Diminuer le rapportV/Q à zéro : Dans le corps humain, la façon la plus simple de produire un rapport V/Q de zéro est d’arrêter la ventilation d’une partie du poumon (par exemple, inhaler une cacahuète ou un petit jouet). Cela produira un rapport V/Q de zéro et entraînera l’envoi de sang vers les alvéoles qui ne reçoivent pas d’air frais. Par conséquent, le sang artériel quittera l’alvéole en ressemblant exactement à ce qu’il était lorsqu’il s’agissait de sang veineux. Par conséquent, les gaz du sang artériel seront les mêmes que ceux du sang veineux (PaO2 = 40 mm Hg ; PaCO2 = 45 mm Hg). Dans ce cas, nous avons gaspillé l’effort cardiaque pour envoyer le sang vers les poumons, même si rien ne s’est produit au niveau de l’oxygène et du dioxyde de carbone. Nous appelons cela un shunt physiologique – bien que le sang ait voyagé vers les poumons, il n’a pas reçu d’oxygène. En revanche, un shunt anatomique se produit lorsque le sang n’entre pas physiquement dans les poumons (par exemple, un shunt droite-gauche – le sang passe directement du ventricule droit au ventricule gauche sans aller dans les poumons). Le résultat final est le même – une partie du sang artériel a un taux d’oxygène très faible et un taux de CO2 élevé.

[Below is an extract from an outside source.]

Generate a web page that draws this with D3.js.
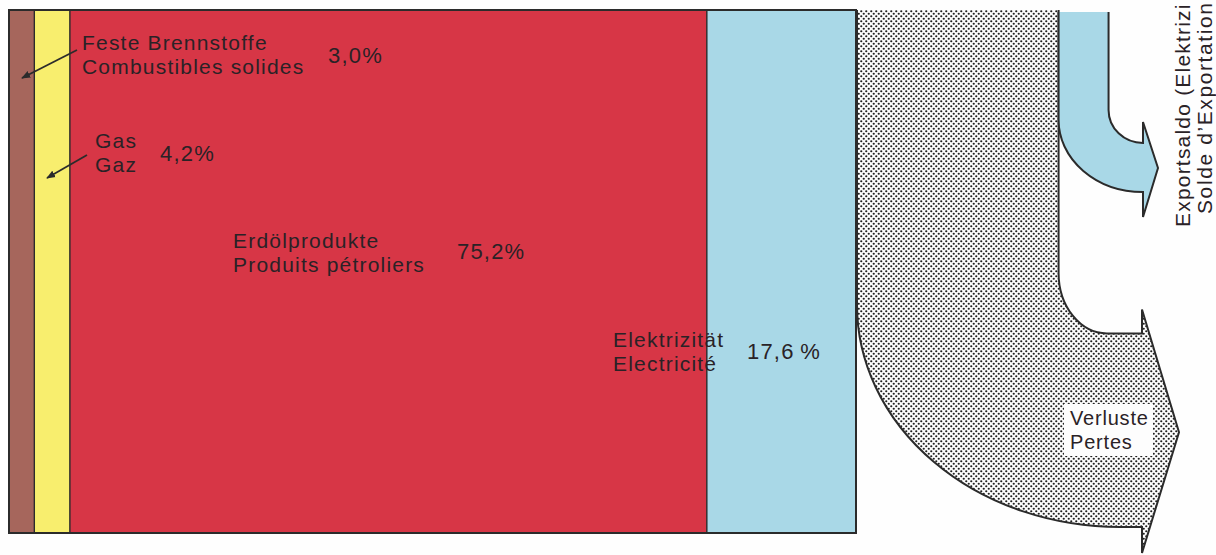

Des modifications plus subtiles du rapport V/Q : De nombreuses maladies pulmonaires produisent des modifications du rapport V/Q qui ne sont pas uniformes dans tout le poumon. Un exemple facile à visualiser est ce qui se produit dans la BPCO/emphysème. Comme nous l’avons vu en classe, cette maladie provoque la destruction des alvéoles, ce qui entraîne la création de grands espaces d’air et la perte de capillaires dans les poumons. Les grands espaces d’air signifient qu’une partie de l’air respiré n’arrive pas à proximité d’une cellule sanguine, tandis que la perte de capillaires signifie que certaines zones du poumon ne reçoivent pas beaucoup de sang, tandis que d’autres en reçoivent trop. Cela signifie que certaines zones du poumon ont un rapport V/Q élevé (bonne nouvelle : les gaz du sang artériel sont relativement bons, mauvaise nouvelle : trop peu de sang y circule pour faire une réelle différence) et que d’autres ont un rapport V/Q faible (beaucoup de sang y circule, mais le sang artériel contient peu d’oxygène et beaucoup de CO2. Ces inadéquations V/Q sont importantes pour contribuer à l’hypoxie et à l’hypercapnie observées.

Mesures prises par l’organisme pour normaliser le rapport V/Q : L’organisme dispose de quelques mécanismes qui tendent à normaliser le rapport V/Q tant que les déséquilibres sont confinés à des zones restreintes du poumon. Il s’agit notamment de :

  • Vasoconstriction hypoxique : Dans les cas où le rapport V/Q est faible (beaucoup de sang ou trop peu de ventilation), une vasoconstriction hypoxique peut se produire et faire en sorte que le sang arrivant dans la zone soit dirigé vers d’autres parties du poumon. En diminuant la perfusion de la région hypoxique, on augmente le rapport V/Q et on rapproche les gaz du sang artériel de ce que l’on attend.
  • Bronchoconstriction : En cas de rapport V/Q élevé, les bronches vont se contracter légèrement pour augmenter la résistance et diminuer la quantité de ventilation entrant dans une zone mal perfusée (sans toutefois la fermer complètement). Cela limite la quantité d’espace mort alvéolaire qui se produit et minimise le travail  » gaspillé  » qui se produit avec l’espace mort alvéolaire.